Pelosi held a more structured stance, “the evidence is that it was a well-planned, organised group with leadership and guidance and direction. And the direction was to go get people.” This statement, while being more representative of the overall situation, still fails to grasp, unsurprisingly, one of the fundamental principles of genuine political activity: having an organised list of demands. “To go get people,” is not an organised demand in the same way that workers on strike demand better wages and working conditions or how a revolutionary working class demands democratic ownership over their workplaces. “To go get people,” is a politically empty phrase that can be used by anyone against anybody and therefore has no genuine political meaning.

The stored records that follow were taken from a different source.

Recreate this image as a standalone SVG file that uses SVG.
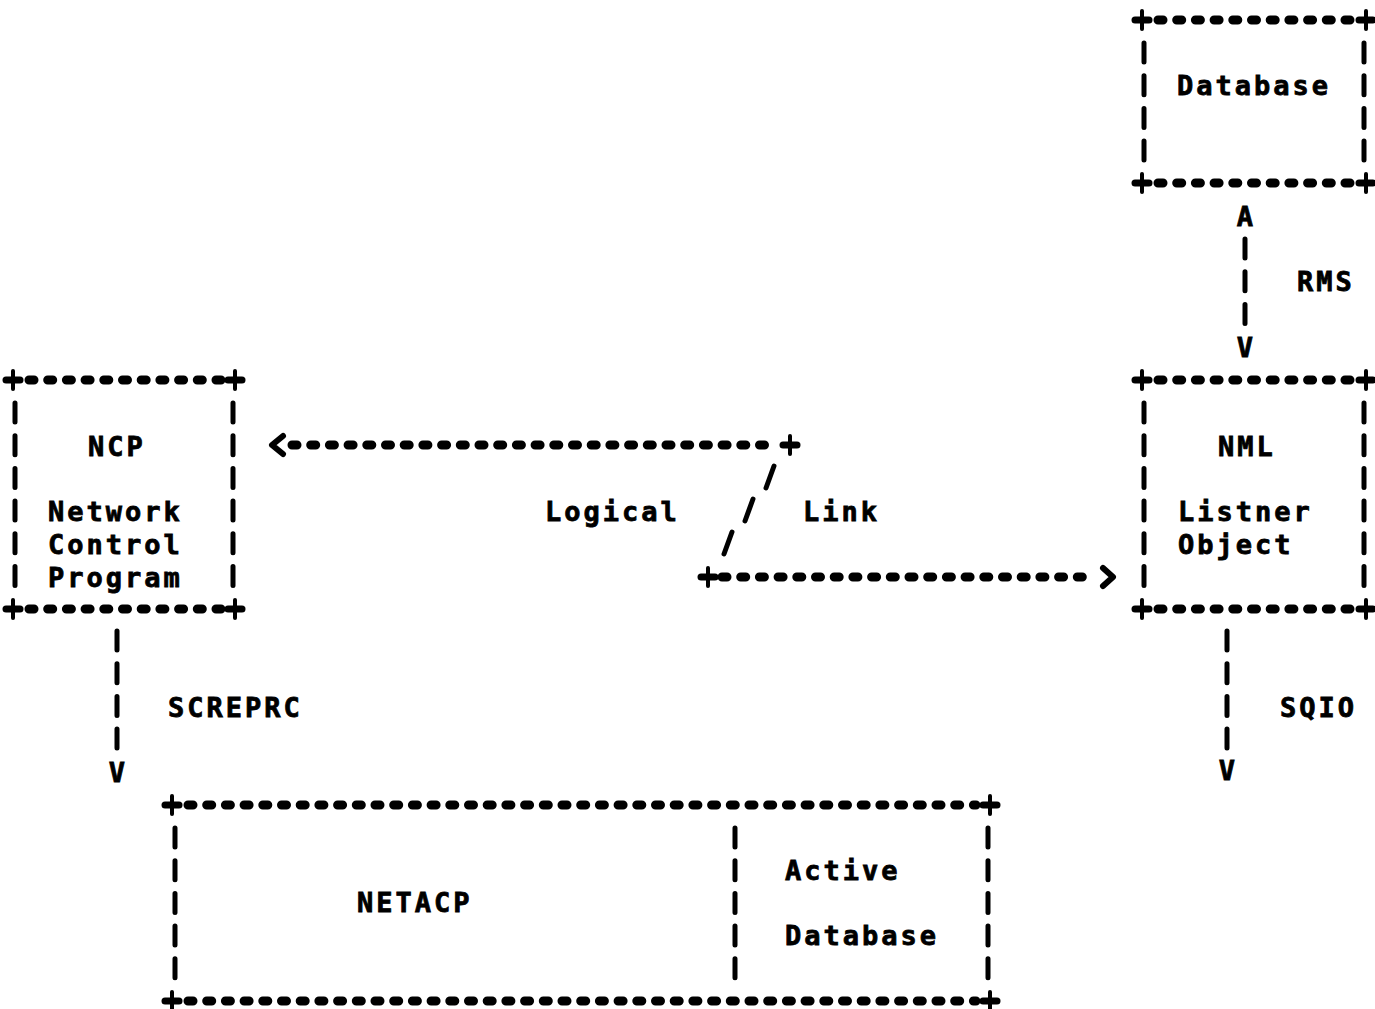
<svg xmlns="http://www.w3.org/2000/svg" width="1375" height="1009" viewBox="0 0 1375 1009">
<style>
.t{font-family:"DejaVu Sans Mono","Liberation Mono",monospace;font-weight:bold;font-size:27px;letter-spacing:3px;fill:#000;stroke:#000;stroke-width:0.8}
.a{text-anchor:middle;letter-spacing:0}
.h{stroke:#000;stroke-width:9;stroke-linecap:round;stroke-dasharray:5 13.7;fill:none}
.v{stroke:#000;stroke-width:5;stroke-linecap:round;stroke-dasharray:19 13.7;fill:none}
.s{stroke:#000;stroke-width:5;stroke-linecap:round;fill:none}
.c{stroke:#000;stroke-width:6;stroke-linecap:round;stroke-linejoin:round;fill:none}
</style>
<defs>
<g id="plus"><path d="M-7 0H7" stroke="#000" stroke-width="7" stroke-linecap="round"/><path d="M0 -9V9" stroke="#000" stroke-width="4" stroke-linecap="round"/></g>
</defs>
<rect width="1375" height="1009" fill="#fff"/>

<g id="database">
<path class="h" d="M1158 20H1352M1158 183H1352"/>
<path class="v" d="M1144 43V161M1364 43V161"/>
<use href="#plus" x="1142" y="20"/><use href="#plus" x="1366" y="20"/>
<use href="#plus" x="1142" y="183"/><use href="#plus" x="1366" y="183"/>
<text class="t" x="1177" y="95">Database</text>
</g>

<g id="nml">
<path class="h" d="M1158 380H1352M1158 609H1352"/>
<path class="v" d="M1144 403V587M1364 403V587"/>
<use href="#plus" x="1142" y="380"/><use href="#plus" x="1366" y="380"/>
<use href="#plus" x="1142" y="609"/><use href="#plus" x="1366" y="609"/>
<text class="t" x="1218" y="456">NML</text>
<text class="t" x="1178" y="521">Listner</text>
<text class="t" x="1178" y="554">Object</text>
</g>

<g id="ncp">
<path class="h" d="M29 380H221M29 609H221"/>
<path class="v" d="M15 403V587M233 403V587"/>
<use href="#plus" x="13" y="380"/><use href="#plus" x="235" y="380"/>
<use href="#plus" x="13" y="609"/><use href="#plus" x="235" y="609"/>
<text class="t" x="88" y="456">NCP</text>
<text class="t" x="48" y="521">Network</text>
<text class="t" x="48" y="554">Control</text>
<text class="t" x="48" y="587">Program</text>
</g>

<g id="netacp">
<path class="h" d="M188 805H976M188 1001H976"/>
<path class="v" d="M175 828V979M988 828V979M735 828V979"/>
<use href="#plus" x="172" y="805"/><use href="#plus" x="990" y="805"/>
<use href="#plus" x="172" y="1001"/><use href="#plus" x="990" y="1001"/>
<text class="t" x="357" y="912">NETACP</text>
<text class="t" x="785" y="880">Active</text>
<text class="t" x="785" y="945">Database</text>
</g>

<g id="connectors">
<g id="rms">
<text class="t a" x="1245" y="226">A</text>
<path class="v" d="M1245 239V324"/>
<text class="t a" x="1245" y="357">V</text>
<text class="t" x="1297" y="291">RMS</text>
</g>
<g id="logical-link">
<path class="c" d="M283 436L272 445L283 454"/>
<path class="h" d="M292 445H778"/>
<use href="#plus" x="790" y="445"/>
<path class="s" d="M774 466L766 488M753 499L745 521M732 532L724 554"/>
<use href="#plus" x="708" y="577"/>
<path class="h" d="M722 577H1092"/>
<path class="c" d="M1103 568L1113 577L1103 586"/>
<text class="t" x="545" y="521">Logical</text>
<text class="t" x="803" y="521">Link</text>
</g>
<g id="screprc">
<path class="v" d="M117 631V749"/>
<text class="t a" x="117" y="782">V</text>
<text class="t" x="168" y="717">SCREPRC</text>
</g>
<g id="sqio">
<path class="v" d="M1227 631V749"/>
<text class="t a" x="1227" y="780">V</text>
<text class="t" x="1280" y="717">SQIO</text>
</g>
</g>
</svg>
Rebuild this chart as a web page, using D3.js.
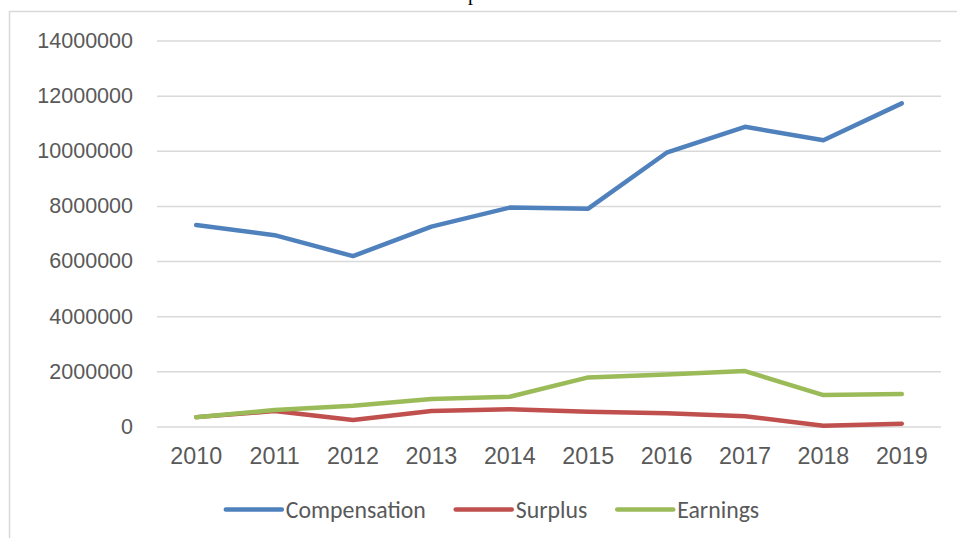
<!DOCTYPE html>
<html>
<head>
<meta charset="utf-8">
<script src="https://cdn.jsdelivr.net/npm/d3@7"></script>
<style>
  body { margin: 0; background: #fff; }
  .axis text { font-family: "Liberation Sans", Arial, sans-serif; fill: #595959; }
  .y-axis text { font-size: 21.5px; }
  .x-axis text { font-size: 23.3px; }
  .legend text { font-family: Carlito, Calibri, Lato, sans-serif; font-size: 23.8px; fill: #595959; }
</style>
</head>
<body>
<div id="chart"></div>
<script>
// données
const years = ["2010", "2011", "2012", "2013", "2014", "2015", "2016", "2017", "2018", "2019"];
const compensation = [7310000, 6940000, 6180000, 7250000, 7940000, 7900000, 9930000, 10870000, 10380000, 11720000];
const surplus = [340000, 560000, 235000, 562000, 623000, 536000, 478000, 370000, 30000, 100000];
const earnings = [333000, 598000, 754000, 996000, 1080000, 1780000, 1890000, 2010000, 1140000, 1180000];
const yTicks = [0, 2000000, 4000000, 6000000, 8000000, 10000000, 12000000, 14000000];
const seriesNames = ["Compensation", "Surplus", "Earnings"];

const colors = ["#4F81BD", "#C0504D", "#9BBB59"];
const series = [compensation, surplus, earnings];

// dimensions
const W = 957, H = 538;
const plot = { left: 157, right: 941, top: 40.5, bottom: 426.5 };

const svg = d3.select("#chart")
    .append("svg")
    .attr("width", W)
    .attr("height", H);

// cadre du graphique
svg.append("rect")
    .attr("x", 9.5)
    .attr("y", 11.5)
    .attr("width", W)
    .attr("height", H)
    .attr("fill", "none")
    .attr("stroke", "#D9D9D9")
    .attr("stroke-width", 1.5);

// titre (coupé en haut, comme dans l'original)
svg.append("text")
    .attr("x", 478)
    .attr("y", 0)
    .attr("text-anchor", "middle")
    .style("font-family", "'Liberation Serif', 'Times New Roman', serif")
    .style("font-size", "20px")
    .text("Comparison");

/*** échelles ***/
const x = d3.scaleBand()
    .domain(years)
    .range([plot.left, plot.right]);

const y = d3.scaleLinear()
    .domain([0, 14000000])
    .range([plot.bottom, plot.top]);

// axe Y + grille
const yAxis = svg.append("g")
    .attr("class", "axis y-axis")
    .attr("transform", `translate(${plot.left}, 0)`)
    .call(d3.axisLeft(y)
        .tickValues(yTicks)
        .tickSize(-(plot.right - plot.left))
        .tickPadding(24)
        .tickFormat(d3.format("d")));
yAxis.select(".domain").remove();
yAxis.selectAll("line").attr("stroke", "#D9D9D9").attr("stroke-width", 1.5);

// axe X
const xAxis = svg.append("g")
    .attr("class", "axis x-axis")
    .attr("transform", `translate(0, ${plot.bottom})`)
    .call(d3.axisBottom(x).tickSize(0).tickPadding(20.5));
xAxis.select(".domain").remove();

/*** lignes ***/
const line = d3.line()
    .x(function(d, i) { return x(years[i]) + x.bandwidth() / 2; })
    .y(function(d) { return y(d); });

svg.append("g")
    .selectAll("path")
    .data(series)
    .join("path")
    .attr("d", line)
    .attr("fill", "none")
    .attr("stroke", function(d, i) { return colors[i]; })
    .attr("stroke-width", 4.5)
    .attr("stroke-linejoin", "round")
    .attr("stroke-linecap", "round");

/*** légende ***/
const legend = svg.append("g").attr("class", "legend");
const lineLen = 56, gapText = 4, gapItem = 30, legendY = 509.5;
const items = legend.selectAll("g")
    .data(seriesNames)
    .join("g");
items.append("line")
    .attr("x1", 0).attr("x2", lineLen)
    .attr("y1", 0).attr("y2", 0)
    .attr("stroke", function(d, i) { return colors[i]; })
    .attr("stroke-width", 4.5)
    .attr("stroke-linecap", "round");
items.append("text")
    .attr("x", lineLen + gapText)
    .attr("dy", "0.35em")
    .text(function(d) { return d; });

// placement centré
let widths = [];
items.each(function() { widths.push(lineLen + gapText + d3.select(this).select("text").node().getComputedTextLength()); });
const total = d3.sum(widths) + gapItem * (widths.length - 1);
let cx = 492.5 - total / 2;
items.attr("transform", function(d, i) {
    const t = `translate(${cx}, ${legendY})`;
    cx += widths[i] + gapItem;
    return t;
});
</script>
</body>
</html>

In perhaps the greatest irony, many of the Trump loyalists were accused of being secret Antifa agents, planted there to discredit Trump. Many of the “protestors” have pleaded with Trump to give them pardons in the final days of his presidency to little avail. The sheer proliferation of misinformation and propaganda embedded in the American ideological landscape was ruthlessly intensified by Trump and has now come full circle: like a snake biting its own tail, it is now devouring itself. But unlike the allegory of the snake, it is the duty of the working class to ensure that this cycle does not repeat itself.

This event not only perfectly encapsulated the Trump presidency; it also forced American liberal democracy to show itself for what it is: a farce with no substance.